== Written exercise ==
Images should be left out, and everything else in the listing reproduced exactly.

►

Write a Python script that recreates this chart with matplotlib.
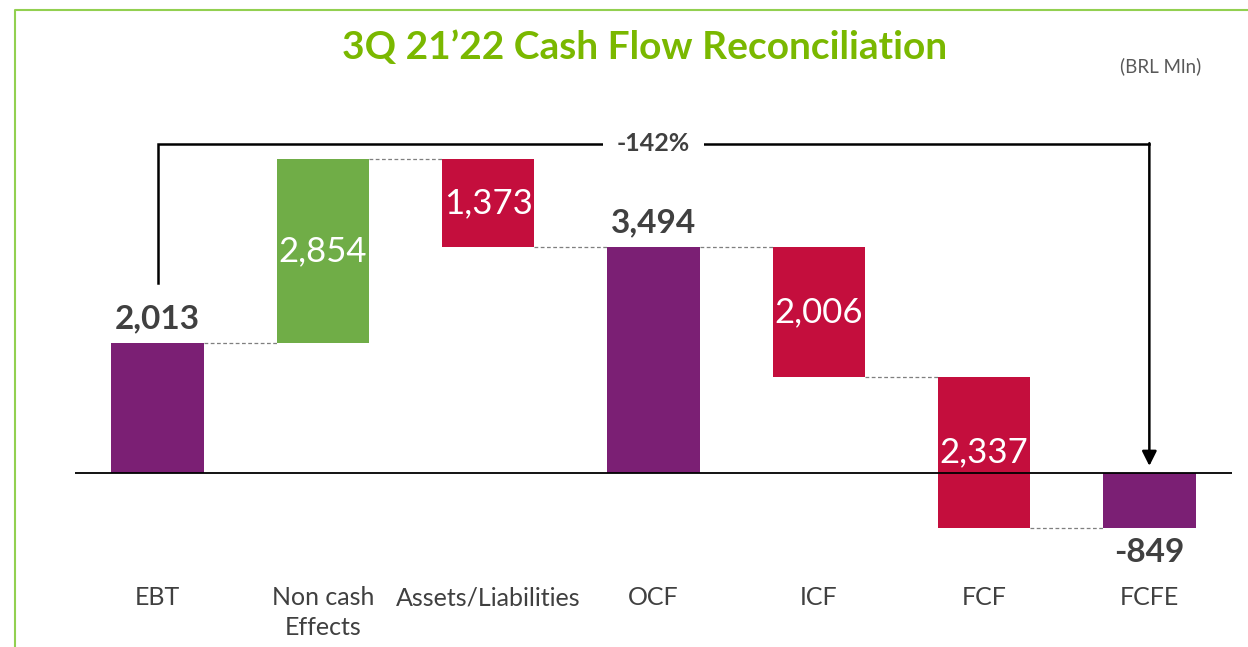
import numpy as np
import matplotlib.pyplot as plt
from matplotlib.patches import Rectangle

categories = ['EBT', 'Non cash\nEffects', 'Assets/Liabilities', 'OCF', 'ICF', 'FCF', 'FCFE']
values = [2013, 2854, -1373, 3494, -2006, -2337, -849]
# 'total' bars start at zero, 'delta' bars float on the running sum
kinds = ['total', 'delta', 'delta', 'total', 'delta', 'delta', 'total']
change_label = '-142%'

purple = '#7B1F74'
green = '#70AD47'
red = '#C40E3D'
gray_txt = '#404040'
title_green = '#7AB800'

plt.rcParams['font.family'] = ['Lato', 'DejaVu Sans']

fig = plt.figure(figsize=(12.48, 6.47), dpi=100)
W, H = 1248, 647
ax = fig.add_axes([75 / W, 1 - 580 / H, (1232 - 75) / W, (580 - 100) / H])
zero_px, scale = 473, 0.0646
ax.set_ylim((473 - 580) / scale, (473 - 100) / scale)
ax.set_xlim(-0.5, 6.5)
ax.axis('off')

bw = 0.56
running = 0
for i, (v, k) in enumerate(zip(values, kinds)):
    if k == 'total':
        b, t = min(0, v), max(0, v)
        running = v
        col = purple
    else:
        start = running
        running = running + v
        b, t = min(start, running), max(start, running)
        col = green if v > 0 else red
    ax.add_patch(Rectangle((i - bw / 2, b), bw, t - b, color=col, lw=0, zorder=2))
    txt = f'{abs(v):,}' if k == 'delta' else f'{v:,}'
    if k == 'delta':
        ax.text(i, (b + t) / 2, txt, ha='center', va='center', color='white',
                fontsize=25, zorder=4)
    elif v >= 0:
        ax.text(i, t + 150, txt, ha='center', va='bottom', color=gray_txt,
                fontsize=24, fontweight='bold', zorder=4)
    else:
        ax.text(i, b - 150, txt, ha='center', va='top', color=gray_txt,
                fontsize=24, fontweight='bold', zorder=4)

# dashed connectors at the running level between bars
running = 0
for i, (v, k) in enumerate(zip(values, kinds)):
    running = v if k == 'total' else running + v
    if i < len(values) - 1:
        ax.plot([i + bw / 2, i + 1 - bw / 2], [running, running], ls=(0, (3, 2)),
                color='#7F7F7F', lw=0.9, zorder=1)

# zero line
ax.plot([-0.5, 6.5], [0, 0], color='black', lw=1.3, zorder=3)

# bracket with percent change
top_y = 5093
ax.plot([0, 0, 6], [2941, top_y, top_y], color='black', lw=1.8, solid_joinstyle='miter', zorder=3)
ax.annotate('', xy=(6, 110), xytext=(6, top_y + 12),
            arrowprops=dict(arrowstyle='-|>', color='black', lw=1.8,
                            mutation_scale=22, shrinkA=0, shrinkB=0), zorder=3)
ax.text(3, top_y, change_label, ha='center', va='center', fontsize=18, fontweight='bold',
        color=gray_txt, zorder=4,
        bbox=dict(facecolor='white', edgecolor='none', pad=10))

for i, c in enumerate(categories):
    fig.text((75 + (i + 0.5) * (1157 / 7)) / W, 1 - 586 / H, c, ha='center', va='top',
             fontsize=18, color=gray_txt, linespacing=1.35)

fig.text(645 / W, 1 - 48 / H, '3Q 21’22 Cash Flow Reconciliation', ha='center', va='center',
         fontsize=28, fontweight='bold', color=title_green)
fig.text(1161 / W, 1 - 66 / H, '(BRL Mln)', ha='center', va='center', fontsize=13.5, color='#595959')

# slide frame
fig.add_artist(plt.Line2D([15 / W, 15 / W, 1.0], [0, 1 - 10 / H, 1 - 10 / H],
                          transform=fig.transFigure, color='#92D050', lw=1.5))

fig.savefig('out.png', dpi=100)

◄

== Written solution ==
Write a Python script that recreates this chart with matplotlib.
import numpy as np
import matplotlib.pyplot as plt
from matplotlib.patches import Rectangle

categories = ['EBT', 'Non cash\nEffects', 'Assets/Liabilities', 'OCF', 'ICF', 'FCF', 'FCFE']
values = [2013, 2854, -1373, 3494, -2006, -2337, -849]
# 'total' bars start at zero, 'delta' bars float on the running sum
kinds = ['total', 'delta', 'delta', 'total', 'delta', 'delta', 'total']
change_label = '-142%'

purple = '#7B1F74'
green = '#70AD47'
red = '#C40E3D'
gray_txt = '#404040'
title_green = '#7AB800'

plt.rcParams['font.family'] = ['Lato', 'DejaVu Sans']

fig = plt.figure(figsize=(12.48, 6.47), dpi=100)
W, H = 1248, 647
ax = fig.add_axes([75 / W, 1 - 580 / H, (1232 - 75) / W, (580 - 100) / H])
zero_px, scale = 473, 0.0646
ax.set_ylim((473 - 580) / scale, (473 - 100) / scale)
ax.set_xlim(-0.5, 6.5)
ax.axis('off')

bw = 0.56
running = 0
for i, (v, k) in enumerate(zip(values, kinds)):
    if k == 'total':
        b, t = min(0, v), max(0, v)
        running = v
        col = purple
    else:
        start = running
        running = running + v
        b, t = min(start, running), max(start, running)
        col = green if v > 0 else red
    ax.add_patch(Rectangle((i - bw / 2, b), bw, t - b, color=col, lw=0, zorder=2))
    txt = f'{abs(v):,}' if k == 'delta' else f'{v:,}'
    if k == 'delta':
        ax.text(i, (b + t) / 2, txt, ha='center', va='center', color='white',
                fontsize=25, zorder=4)
    elif v >= 0:
        ax.text(i, t + 150, txt, ha='center', va='bottom', color=gray_txt,
                fontsize=24, fontweight='bold', zorder=4)
    else:
        ax.text(i, b - 150, txt, ha='center', va='top', color=gray_txt,
                fontsize=24, fontweight='bold', zorder=4)

# dashed connectors at the running level between bars
running = 0
for i, (v, k) in enumerate(zip(values, kinds)):
    running = v if k == 'total' else running + v
    if i < len(values) - 1:
        ax.plot([i + bw / 2, i + 1 - bw / 2], [running, running], ls=(0, (3, 2)),
                color='#7F7F7F', lw=0.9, zorder=1)

# zero line
ax.plot([-0.5, 6.5], [0, 0], color='black', lw=1.3, zorder=3)

# bracket with percent change
top_y = 5093
ax.plot([0, 0, 6], [2941, top_y, top_y], color='black', lw=1.8, solid_joinstyle='miter', zorder=3)
ax.annotate('', xy=(6, 110), xytext=(6, top_y + 12),
            arrowprops=dict(arrowstyle='-|>', color='black', lw=1.8,
                            mutation_scale=22, shrinkA=0, shrinkB=0), zorder=3)
ax.text(3, top_y, change_label, ha='center', va='center', fontsize=18, fontweight='bold',
        color=gray_txt, zorder=4,
        bbox=dict(facecolor='white', edgecolor='none', pad=10))

for i, c in enumerate(categories):
    fig.text((75 + (i + 0.5) * (1157 / 7)) / W, 1 - 586 / H, c, ha='center', va='top',
             fontsize=18, color=gray_txt, linespacing=1.35)

fig.text(645 / W, 1 - 48 / H, '3Q 21’22 Cash Flow Reconciliation', ha='center', va='center',
         fontsize=28, fontweight='bold', color=title_green)
fig.text(1161 / W, 1 - 66 / H, '(BRL Mln)', ha='center', va='center', fontsize=13.5, color='#595959')

# slide frame
fig.add_artist(plt.Line2D([15 / W, 15 / W, 1.0], [0, 1 - 10 / H, 1 - 10 / H],
                          transform=fig.transFigure, color='#92D050', lw=1.5))

fig.savefig('out.png', dpi=100)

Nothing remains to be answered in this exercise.